Klarius has this week slammed the government’s announcement to bring forward its ban on sales of new petrol and diesel cars from 2040 to 2035.
In a statement, Klarius said: “Using government policy to improve safety and push society toward a more sustainable future with a lower environmental impact are highly commendable.
“However, policy has to be rooted in the possible, there is no point creating a fantasy policy to grab headlines and make short term political gains – when it’s just not practical.”
The government’s announcment came ahead of the 2020 United Nations Climate Change Conference, which is to be held in Glasgow in November this year while the presidency is held by the UK government.
Klarius outlined a number of key problems with the government’s proposals.
The firm said: “The government published its own figures for parking provision a couple of years ago, stating that 32 per cent of dwellings relied on street parking, and two per cent of homes had no parking provision whatsoever.
“So, there’s 34 per cent of the population who will need to charge their cars at work or sit around at charging stations during a commute.
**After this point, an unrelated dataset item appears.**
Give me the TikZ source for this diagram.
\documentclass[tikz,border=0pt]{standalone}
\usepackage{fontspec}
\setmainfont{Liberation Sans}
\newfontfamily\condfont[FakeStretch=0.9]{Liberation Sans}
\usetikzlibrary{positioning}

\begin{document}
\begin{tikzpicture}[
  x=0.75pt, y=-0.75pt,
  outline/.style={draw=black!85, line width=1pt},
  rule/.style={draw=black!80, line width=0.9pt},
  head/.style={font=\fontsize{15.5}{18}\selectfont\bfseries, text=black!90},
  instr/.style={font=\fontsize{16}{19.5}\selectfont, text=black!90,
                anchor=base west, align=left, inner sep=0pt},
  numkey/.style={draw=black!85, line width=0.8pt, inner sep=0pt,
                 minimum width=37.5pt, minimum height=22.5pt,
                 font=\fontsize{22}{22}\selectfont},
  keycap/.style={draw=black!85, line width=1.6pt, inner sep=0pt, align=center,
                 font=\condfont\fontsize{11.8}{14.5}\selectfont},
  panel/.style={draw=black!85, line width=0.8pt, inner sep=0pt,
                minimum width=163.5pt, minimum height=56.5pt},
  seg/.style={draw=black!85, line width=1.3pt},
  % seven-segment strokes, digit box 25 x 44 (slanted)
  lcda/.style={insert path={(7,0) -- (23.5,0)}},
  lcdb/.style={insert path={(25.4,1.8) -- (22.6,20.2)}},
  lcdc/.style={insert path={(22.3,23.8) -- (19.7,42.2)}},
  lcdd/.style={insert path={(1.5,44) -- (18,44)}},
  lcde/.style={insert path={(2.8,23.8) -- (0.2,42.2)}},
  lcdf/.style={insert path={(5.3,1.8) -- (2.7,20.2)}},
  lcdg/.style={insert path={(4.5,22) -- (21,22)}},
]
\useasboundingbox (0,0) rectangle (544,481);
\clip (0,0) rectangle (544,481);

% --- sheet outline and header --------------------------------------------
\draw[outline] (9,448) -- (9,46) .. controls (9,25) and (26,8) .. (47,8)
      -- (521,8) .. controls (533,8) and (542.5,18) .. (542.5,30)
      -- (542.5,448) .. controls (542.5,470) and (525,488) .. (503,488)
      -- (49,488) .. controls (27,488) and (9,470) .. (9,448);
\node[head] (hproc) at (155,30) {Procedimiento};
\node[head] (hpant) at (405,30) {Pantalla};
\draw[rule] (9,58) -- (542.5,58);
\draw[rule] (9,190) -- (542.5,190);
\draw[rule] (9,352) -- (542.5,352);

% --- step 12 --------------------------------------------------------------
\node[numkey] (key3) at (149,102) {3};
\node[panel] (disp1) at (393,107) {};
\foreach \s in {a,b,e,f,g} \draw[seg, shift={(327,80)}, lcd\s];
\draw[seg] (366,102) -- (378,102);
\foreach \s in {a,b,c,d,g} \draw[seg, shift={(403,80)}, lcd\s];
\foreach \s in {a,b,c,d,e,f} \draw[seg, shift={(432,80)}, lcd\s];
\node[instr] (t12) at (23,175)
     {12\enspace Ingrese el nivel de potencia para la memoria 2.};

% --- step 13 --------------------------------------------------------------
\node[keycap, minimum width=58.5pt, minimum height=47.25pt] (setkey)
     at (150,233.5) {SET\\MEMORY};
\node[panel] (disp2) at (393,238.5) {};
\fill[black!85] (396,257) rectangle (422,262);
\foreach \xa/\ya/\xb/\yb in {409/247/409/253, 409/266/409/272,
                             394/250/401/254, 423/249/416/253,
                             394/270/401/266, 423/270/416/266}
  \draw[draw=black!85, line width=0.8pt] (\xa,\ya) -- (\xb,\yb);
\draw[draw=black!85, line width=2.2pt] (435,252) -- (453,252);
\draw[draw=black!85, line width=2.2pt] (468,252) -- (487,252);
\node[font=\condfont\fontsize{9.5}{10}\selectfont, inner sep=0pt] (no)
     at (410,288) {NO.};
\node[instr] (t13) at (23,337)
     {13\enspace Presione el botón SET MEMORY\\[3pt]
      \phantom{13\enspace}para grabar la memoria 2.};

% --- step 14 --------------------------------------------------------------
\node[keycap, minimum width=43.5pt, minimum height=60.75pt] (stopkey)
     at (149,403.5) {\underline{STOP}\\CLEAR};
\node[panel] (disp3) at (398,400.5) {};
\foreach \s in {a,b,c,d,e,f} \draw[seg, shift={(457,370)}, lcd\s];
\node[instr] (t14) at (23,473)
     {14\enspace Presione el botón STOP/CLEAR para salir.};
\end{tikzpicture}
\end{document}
“This includes 73 per cent of local authority dwellings that relied on street parking compared with 20 per cent of owner-occupied homes.”
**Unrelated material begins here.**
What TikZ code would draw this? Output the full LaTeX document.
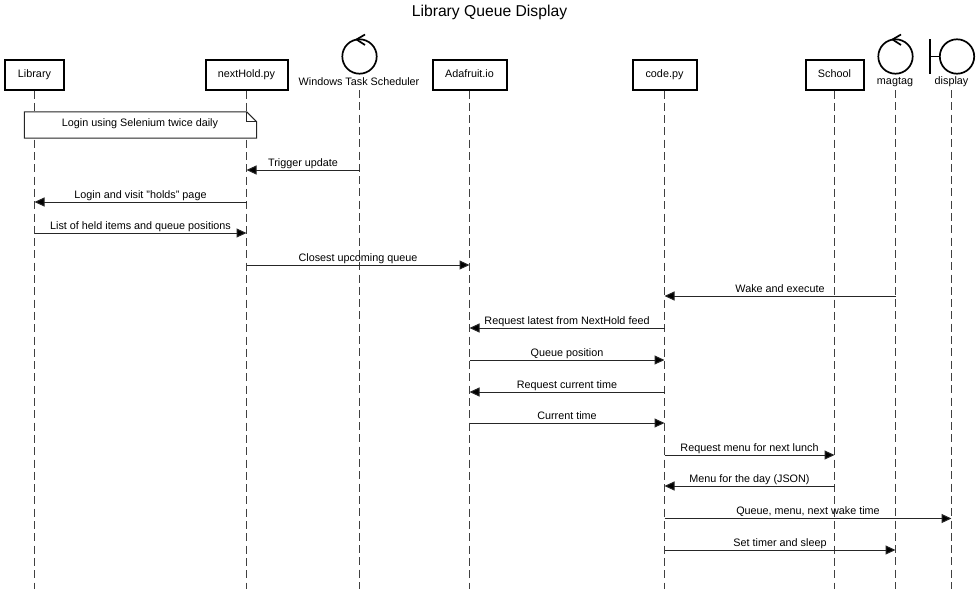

Klarius also raises concerns surrounding power generation.
It said: “Even if everyone could charge their vehicle at home, which is clearly a fantasy, the National Grid’s own predictions for power requirements, versus the UK’s policy and plans for building new power stations mean the country would become increasingly reliant on imported electricity.
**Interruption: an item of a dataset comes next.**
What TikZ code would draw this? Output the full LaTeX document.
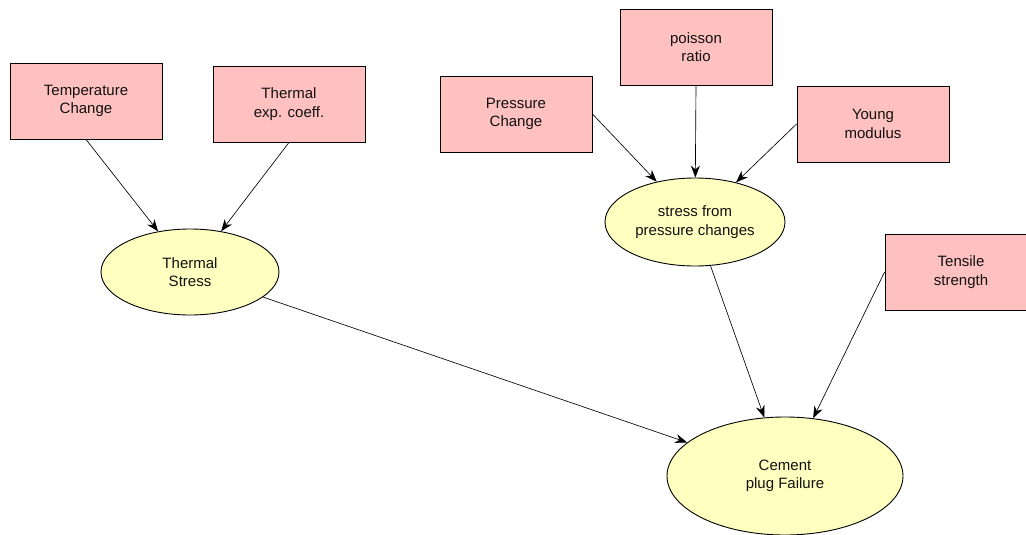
\documentclass[tikz,border=0pt]{standalone}
\usepackage{fontspec}
\setmainfont{Liberation Sans}
\usetikzlibrary{arrows.meta,shapes.geometric}
\definecolor{boxpink}{HTML}{FFC0C0}
\definecolor{ovalyellow}{HTML}{FFFFC0}
\definecolor{inktext}{HTML}{111111}
\begin{document}
\begin{tikzpicture}[x=1pt,y=-1pt,
  factor/.style={draw=black, line width=0.9pt, fill=boxpink, minimum width=152pt,
    minimum height=76pt, inner sep=0pt, align=center, text=inktext,
    font=\fontsize{15}{18.5}\selectfont},
  effect/.style={ellipse, draw=black, line width=0.9pt, fill=ovalyellow, inner sep=0pt,
    align=center, text=inktext, font=\fontsize{15}{18.5}\selectfont},
  link/.style={draw=black, line width=0.65pt, -{Stealth[length=12pt,width=9pt]}}]
\useasboundingbox (0,0) rectangle (1026,535);
% cause boxes
\node[factor] (temp) at (86,101) {Temperature\\Change};
\node[factor] (texp) at (289,104) {Thermal\\exp. coeff.};
\node[factor] (pchg) at (516,114) {Pressure\\Change};
\node[factor] (pois) at (696,47) {poisson\\ratio};
\node[factor] (young) at (873,124) {Young\\modulus};
\node[factor] (tens) at (961,272) {Tensile\\strength};
% intermediate and final effects
\node[effect, minimum width=178pt, minimum height=86pt] (tstress) at (190,272) {Thermal\\Stress};
\node[effect, minimum width=180pt, minimum height=88pt] (pstress) at (695,222) {stress from\\pressure changes};
\node[effect, minimum width=236pt, minimum height=118pt] (fail) at (785,476) {Cement\\plug Failure};
% influences
\draw[link] (temp.south) -- (tstress);
\draw[link] (texp.south) -- (tstress);
\draw[link] (pchg.east) -- (pstress);
\draw[link] (pois.south) -- (pstress);
\draw[link] (young.west) -- (pstress);
\draw[link] (tstress) -- (fail);
\draw[link] (pstress) -- (fail);
\draw[link] (tens.west) -- (fail);
\end{tikzpicture}
\end{document}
“This would rise from ~10 per cent of total electricity usage to over 30 per cent which raises serious energy security concerns.
“Then we would need the physical infrastructure upgrades to handle the additional load on the national grid.”
Continuing its statement, Klarius said: “To move the majority of journeys from private transport to shared, public or communal transport in that time frame would also require a shift in cultural norms so huge, you would need a commitment by successive governments and overwhelming public support, which is absolutely not going to happen.”
Other sources of pollution
“On the subject of other vehicles, there is already a major issue with pollution from busses, trains, off highway equipment, emergency power and marine engines.
“Euro 6 compliant passenger vehicles are very clean – unlike your average train.”
Electric vehicle prices
“Has anyone checked the price and availability of the rare earth metals used to create the motors and batteries used in EVs, no surprise, they are rising.
“So, your average EV city car purchase is still going to be two or three times more expensive than a liquid fuelled car, which just isn’t practical unless the government has a plan for doubling everyone’s salary at the same time.”
Klarius is calling on the government to consult with the automotive industry and general public before any further action is taken.
Concluding, the company said: “There needs to be a sensible transition plan that protects jobs and people’s freedom of choice as well as improving sustainability and lowering pollution.”